Parallèlement, selon l’historien belge, « durant ces derniers mois, certains événements ont démontré que le projet néolibéral vit une crise profonde de légitimité. L’échec de George Bush, aux Etats-Unis, en rapport avec l’ouragan qui a touché particulièrement la Louisiane ; son échec militaire total en Irak ; le fait que le président des USA ne peut se déplacer à l’étranger sans provoquer de grandes manifestations d’opposants; les échecs de la conception « blairiste », tant en Grande-Bretagne qu’en Allemagne, ainsi que l’usure de la « voie Lula » au Brésil. Autant d’éléments constitutifs de la crise du néo-libéralisme.
 
Quant à l’Amérique latine, Eric Toussaint souligne quelques points positifs, porteurs d’espérance : « La nouvelle initiative des Zapatistes, *L’autre campagne* ; la possibilité qu’Evo Morales remporte, en décembre, les élections boliviennes – ainsi que la discussion en cours, dans ce pays, sur la récupération des ressources naturelles ; la mobilisation en Equateur pour renverser le président Lucio Gutiérrez ; et bien sûr la poursuite, au Venezuela, du processus bolivarien, porté par un évident soutien populaire… ».
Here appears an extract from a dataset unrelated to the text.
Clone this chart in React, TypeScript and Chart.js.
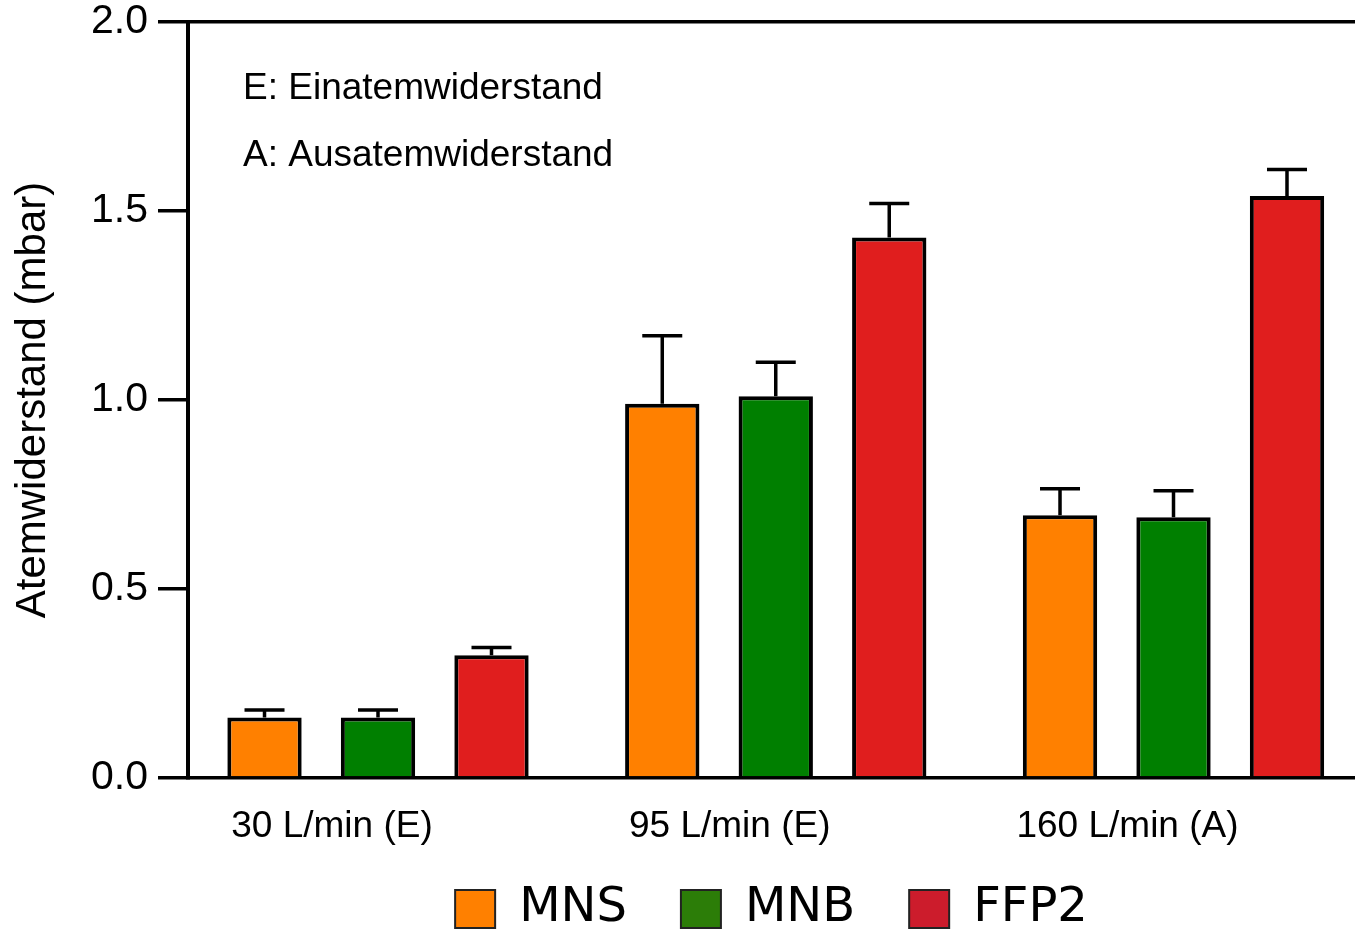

En Europe, « trois choses me semblent importantes : la multiplication des luttes sociales ‘classiques’ menées par les travailleurs (en France, en Belgique, en Italie, etc.). Deuxièmement, les émeutes qui ont eu lieu dans les banlieues prolétaires de plusieurs villes françaises, qui sont totalement légitimes et qui obligeront les différents mouvements sociaux et partis à mener une réflexion profonde sur ces événements et, au-delà des discours, à agir très concrètement. Et cela concerne également le Forum social mondial. Enfin, l’échec fracassant du projet de traité constitutionnel européen, grâce aux référendums français et hollandais. Sans oublier la lutte importante contre la « directive Bolkestein » – menée avec la participation de la Confédération européenne des syndicats (CES) – qui tente d’approfondir la concurrence entre les travailleurs de l’Union européenne sur le marché du travail ».
En résumé, conclut Eric Toussaint, une année de lutte citoyenne, une année de renforcement des mobilisations sociales qui touchent aussi, d’une manière ou d’une autre – et avec leurs caractéristiques propres – plusieurs pays asiatiques et africains.